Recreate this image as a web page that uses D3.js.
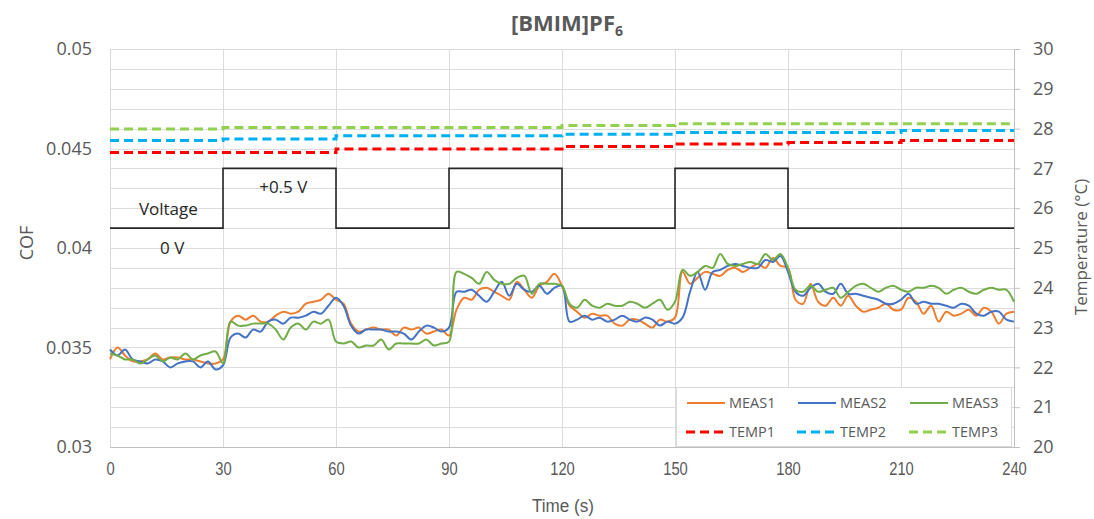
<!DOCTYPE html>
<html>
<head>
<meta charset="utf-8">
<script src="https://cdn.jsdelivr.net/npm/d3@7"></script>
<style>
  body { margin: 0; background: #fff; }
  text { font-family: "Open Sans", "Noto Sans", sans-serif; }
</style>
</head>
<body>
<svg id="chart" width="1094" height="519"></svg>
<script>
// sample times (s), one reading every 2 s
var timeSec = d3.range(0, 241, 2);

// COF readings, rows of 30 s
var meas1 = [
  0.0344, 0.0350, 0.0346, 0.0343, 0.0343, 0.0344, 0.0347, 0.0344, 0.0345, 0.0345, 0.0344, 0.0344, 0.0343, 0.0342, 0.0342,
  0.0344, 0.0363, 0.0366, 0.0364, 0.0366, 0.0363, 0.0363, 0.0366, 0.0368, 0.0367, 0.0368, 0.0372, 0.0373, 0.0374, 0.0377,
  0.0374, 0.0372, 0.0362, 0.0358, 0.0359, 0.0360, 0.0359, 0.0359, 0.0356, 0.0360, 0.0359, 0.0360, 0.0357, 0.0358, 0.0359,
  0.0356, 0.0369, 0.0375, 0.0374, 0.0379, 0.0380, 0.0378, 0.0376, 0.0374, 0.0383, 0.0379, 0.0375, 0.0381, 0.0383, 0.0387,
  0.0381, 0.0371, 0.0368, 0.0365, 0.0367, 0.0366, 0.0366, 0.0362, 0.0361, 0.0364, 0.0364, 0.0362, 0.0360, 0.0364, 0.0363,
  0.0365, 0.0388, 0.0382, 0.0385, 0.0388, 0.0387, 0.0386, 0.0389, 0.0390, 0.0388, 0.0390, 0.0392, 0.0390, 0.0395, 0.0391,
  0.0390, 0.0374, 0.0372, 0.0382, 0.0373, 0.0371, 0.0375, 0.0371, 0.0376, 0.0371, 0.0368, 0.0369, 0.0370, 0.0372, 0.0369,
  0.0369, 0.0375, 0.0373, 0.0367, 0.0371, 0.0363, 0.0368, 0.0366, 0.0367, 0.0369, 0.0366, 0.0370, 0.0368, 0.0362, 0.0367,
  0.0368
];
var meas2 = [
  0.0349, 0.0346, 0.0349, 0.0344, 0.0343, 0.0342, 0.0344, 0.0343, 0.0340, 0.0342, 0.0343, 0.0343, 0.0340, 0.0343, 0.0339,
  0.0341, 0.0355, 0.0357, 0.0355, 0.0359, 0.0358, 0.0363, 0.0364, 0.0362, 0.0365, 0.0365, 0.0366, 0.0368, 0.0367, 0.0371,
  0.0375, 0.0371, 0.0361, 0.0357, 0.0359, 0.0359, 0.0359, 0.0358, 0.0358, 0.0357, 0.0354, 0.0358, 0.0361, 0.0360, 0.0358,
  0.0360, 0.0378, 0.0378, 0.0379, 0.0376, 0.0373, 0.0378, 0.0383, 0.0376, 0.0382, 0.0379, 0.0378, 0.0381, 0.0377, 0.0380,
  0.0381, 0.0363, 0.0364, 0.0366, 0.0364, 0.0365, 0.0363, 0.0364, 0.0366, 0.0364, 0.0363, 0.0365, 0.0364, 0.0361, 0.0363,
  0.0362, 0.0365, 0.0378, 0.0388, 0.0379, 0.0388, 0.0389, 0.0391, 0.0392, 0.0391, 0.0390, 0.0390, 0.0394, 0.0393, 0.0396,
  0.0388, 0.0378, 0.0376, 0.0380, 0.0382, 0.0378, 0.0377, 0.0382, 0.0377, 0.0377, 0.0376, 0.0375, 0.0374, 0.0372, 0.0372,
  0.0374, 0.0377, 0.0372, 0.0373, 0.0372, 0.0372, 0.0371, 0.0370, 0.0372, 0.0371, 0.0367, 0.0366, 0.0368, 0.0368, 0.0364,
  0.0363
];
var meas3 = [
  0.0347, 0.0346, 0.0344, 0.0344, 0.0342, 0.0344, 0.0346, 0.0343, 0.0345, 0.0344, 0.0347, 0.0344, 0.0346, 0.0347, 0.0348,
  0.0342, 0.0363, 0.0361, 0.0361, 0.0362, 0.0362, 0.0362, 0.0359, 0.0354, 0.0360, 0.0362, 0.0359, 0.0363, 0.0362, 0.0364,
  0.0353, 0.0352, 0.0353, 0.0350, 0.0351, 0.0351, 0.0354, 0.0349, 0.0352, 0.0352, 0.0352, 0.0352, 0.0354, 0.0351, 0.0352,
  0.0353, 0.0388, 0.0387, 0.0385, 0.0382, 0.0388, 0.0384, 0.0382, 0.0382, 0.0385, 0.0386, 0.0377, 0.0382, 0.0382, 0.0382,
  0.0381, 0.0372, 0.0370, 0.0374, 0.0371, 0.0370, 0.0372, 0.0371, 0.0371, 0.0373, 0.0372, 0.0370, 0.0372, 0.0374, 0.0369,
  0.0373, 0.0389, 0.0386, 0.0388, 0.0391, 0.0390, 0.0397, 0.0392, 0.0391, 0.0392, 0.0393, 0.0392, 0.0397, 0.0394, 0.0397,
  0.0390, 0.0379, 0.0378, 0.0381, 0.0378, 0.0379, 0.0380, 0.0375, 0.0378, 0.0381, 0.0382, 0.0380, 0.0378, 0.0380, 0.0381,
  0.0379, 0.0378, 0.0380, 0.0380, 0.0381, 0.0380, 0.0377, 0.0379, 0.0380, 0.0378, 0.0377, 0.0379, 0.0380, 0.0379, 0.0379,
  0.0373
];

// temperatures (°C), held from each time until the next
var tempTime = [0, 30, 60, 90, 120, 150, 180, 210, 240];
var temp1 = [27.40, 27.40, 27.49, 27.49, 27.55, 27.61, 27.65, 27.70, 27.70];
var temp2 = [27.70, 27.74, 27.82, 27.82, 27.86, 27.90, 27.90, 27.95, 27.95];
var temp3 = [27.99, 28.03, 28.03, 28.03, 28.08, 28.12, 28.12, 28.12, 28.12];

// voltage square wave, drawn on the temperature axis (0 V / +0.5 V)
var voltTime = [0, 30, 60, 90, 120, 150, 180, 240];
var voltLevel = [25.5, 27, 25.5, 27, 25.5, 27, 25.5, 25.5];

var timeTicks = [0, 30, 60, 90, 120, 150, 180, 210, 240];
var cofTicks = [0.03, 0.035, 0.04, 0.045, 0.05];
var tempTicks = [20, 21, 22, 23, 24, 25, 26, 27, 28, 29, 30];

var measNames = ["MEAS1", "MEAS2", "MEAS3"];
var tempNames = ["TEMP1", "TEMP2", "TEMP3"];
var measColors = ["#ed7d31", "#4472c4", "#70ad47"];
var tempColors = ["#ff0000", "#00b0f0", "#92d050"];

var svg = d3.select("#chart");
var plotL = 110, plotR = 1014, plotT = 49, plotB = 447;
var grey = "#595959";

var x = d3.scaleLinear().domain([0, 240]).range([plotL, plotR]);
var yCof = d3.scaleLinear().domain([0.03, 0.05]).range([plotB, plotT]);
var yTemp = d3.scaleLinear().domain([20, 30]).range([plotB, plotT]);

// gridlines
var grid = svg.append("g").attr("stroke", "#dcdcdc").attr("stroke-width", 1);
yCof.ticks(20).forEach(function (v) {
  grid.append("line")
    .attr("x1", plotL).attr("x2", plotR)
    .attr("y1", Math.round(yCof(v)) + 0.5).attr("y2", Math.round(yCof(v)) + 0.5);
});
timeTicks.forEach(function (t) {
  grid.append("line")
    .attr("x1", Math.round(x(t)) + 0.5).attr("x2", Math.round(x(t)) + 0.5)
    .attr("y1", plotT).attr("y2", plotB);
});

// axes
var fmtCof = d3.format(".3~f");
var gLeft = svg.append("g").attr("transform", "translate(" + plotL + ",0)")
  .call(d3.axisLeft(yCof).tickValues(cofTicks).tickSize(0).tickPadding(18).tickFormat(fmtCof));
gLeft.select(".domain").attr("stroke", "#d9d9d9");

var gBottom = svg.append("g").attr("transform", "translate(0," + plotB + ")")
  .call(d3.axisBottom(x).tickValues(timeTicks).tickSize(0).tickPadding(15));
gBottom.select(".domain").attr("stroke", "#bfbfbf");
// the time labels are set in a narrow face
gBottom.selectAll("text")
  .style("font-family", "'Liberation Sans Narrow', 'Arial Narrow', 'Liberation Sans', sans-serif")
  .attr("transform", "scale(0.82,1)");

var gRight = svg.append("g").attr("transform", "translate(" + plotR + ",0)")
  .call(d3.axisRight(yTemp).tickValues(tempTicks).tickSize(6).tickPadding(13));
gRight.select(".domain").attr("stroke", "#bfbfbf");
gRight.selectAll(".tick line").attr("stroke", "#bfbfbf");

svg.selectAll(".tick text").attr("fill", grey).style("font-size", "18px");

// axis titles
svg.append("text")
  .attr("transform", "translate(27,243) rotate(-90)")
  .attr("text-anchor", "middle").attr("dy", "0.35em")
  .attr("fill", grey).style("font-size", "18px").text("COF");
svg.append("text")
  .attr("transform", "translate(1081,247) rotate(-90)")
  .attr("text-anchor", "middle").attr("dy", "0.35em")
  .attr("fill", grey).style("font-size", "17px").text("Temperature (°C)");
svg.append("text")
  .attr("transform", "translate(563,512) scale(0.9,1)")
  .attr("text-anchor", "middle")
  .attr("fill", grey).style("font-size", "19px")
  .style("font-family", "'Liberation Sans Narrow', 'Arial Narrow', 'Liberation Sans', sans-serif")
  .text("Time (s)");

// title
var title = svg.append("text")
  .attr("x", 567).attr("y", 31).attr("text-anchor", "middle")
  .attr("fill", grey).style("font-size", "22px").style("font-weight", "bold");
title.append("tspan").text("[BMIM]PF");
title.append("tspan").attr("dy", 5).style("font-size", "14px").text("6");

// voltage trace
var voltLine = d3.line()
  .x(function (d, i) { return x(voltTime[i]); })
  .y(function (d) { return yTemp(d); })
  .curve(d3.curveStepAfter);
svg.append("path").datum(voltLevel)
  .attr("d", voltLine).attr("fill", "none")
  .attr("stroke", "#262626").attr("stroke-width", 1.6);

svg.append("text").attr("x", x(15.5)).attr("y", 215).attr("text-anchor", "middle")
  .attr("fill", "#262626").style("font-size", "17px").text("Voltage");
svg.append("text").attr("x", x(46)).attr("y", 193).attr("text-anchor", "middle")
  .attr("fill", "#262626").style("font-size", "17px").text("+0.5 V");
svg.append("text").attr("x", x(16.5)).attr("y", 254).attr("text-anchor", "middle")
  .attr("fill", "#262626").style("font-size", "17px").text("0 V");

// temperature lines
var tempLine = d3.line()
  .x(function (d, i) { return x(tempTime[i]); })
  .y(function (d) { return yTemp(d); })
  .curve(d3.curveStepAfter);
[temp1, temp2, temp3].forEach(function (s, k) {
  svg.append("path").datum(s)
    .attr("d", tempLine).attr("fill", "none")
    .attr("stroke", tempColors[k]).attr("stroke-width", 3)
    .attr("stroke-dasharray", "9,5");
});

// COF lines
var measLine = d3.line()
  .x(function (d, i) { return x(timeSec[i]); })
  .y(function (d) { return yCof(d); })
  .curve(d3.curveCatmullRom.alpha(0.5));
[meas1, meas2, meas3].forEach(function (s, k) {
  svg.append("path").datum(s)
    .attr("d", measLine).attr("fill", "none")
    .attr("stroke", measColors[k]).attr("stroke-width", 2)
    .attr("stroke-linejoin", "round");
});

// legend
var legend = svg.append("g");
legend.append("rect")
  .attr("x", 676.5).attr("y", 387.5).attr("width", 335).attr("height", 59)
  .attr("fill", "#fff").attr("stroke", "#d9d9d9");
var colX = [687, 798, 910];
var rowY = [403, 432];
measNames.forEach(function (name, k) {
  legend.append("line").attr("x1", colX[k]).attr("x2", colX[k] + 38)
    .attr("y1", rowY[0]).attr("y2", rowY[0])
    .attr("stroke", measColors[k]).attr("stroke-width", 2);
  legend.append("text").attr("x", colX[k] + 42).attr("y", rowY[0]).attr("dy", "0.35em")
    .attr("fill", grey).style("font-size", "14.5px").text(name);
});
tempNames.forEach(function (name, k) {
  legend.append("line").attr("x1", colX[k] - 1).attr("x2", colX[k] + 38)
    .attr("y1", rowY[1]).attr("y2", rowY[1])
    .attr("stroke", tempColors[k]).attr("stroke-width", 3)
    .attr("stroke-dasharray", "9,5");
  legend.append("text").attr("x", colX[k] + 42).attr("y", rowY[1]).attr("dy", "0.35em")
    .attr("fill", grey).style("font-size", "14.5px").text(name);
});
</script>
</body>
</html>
===============
--- GOAL OF THE EXERCISE ---
Transcribe the opening line of the listing above, please, and every line after it through the line with "var timeSec = d3.range(0, 241, 2);", word for word, without pictures.

--- FULL RESPONSE ---
Recreate this image as a web page that uses D3.js.
<!DOCTYPE html>
<html>
<head>
<meta charset="utf-8">
<script src="https://cdn.jsdelivr.net/npm/d3@7"></script>
<style>
  body { margin: 0; background: #fff; }
  text { font-family: "Open Sans", "Noto Sans", sans-serif; }
</style>
</head>
<body>
<svg id="chart" width="1094" height="519"></svg>
<script>
// sample times (s), one reading every 2 s
var timeSec = d3.range(0, 241, 2);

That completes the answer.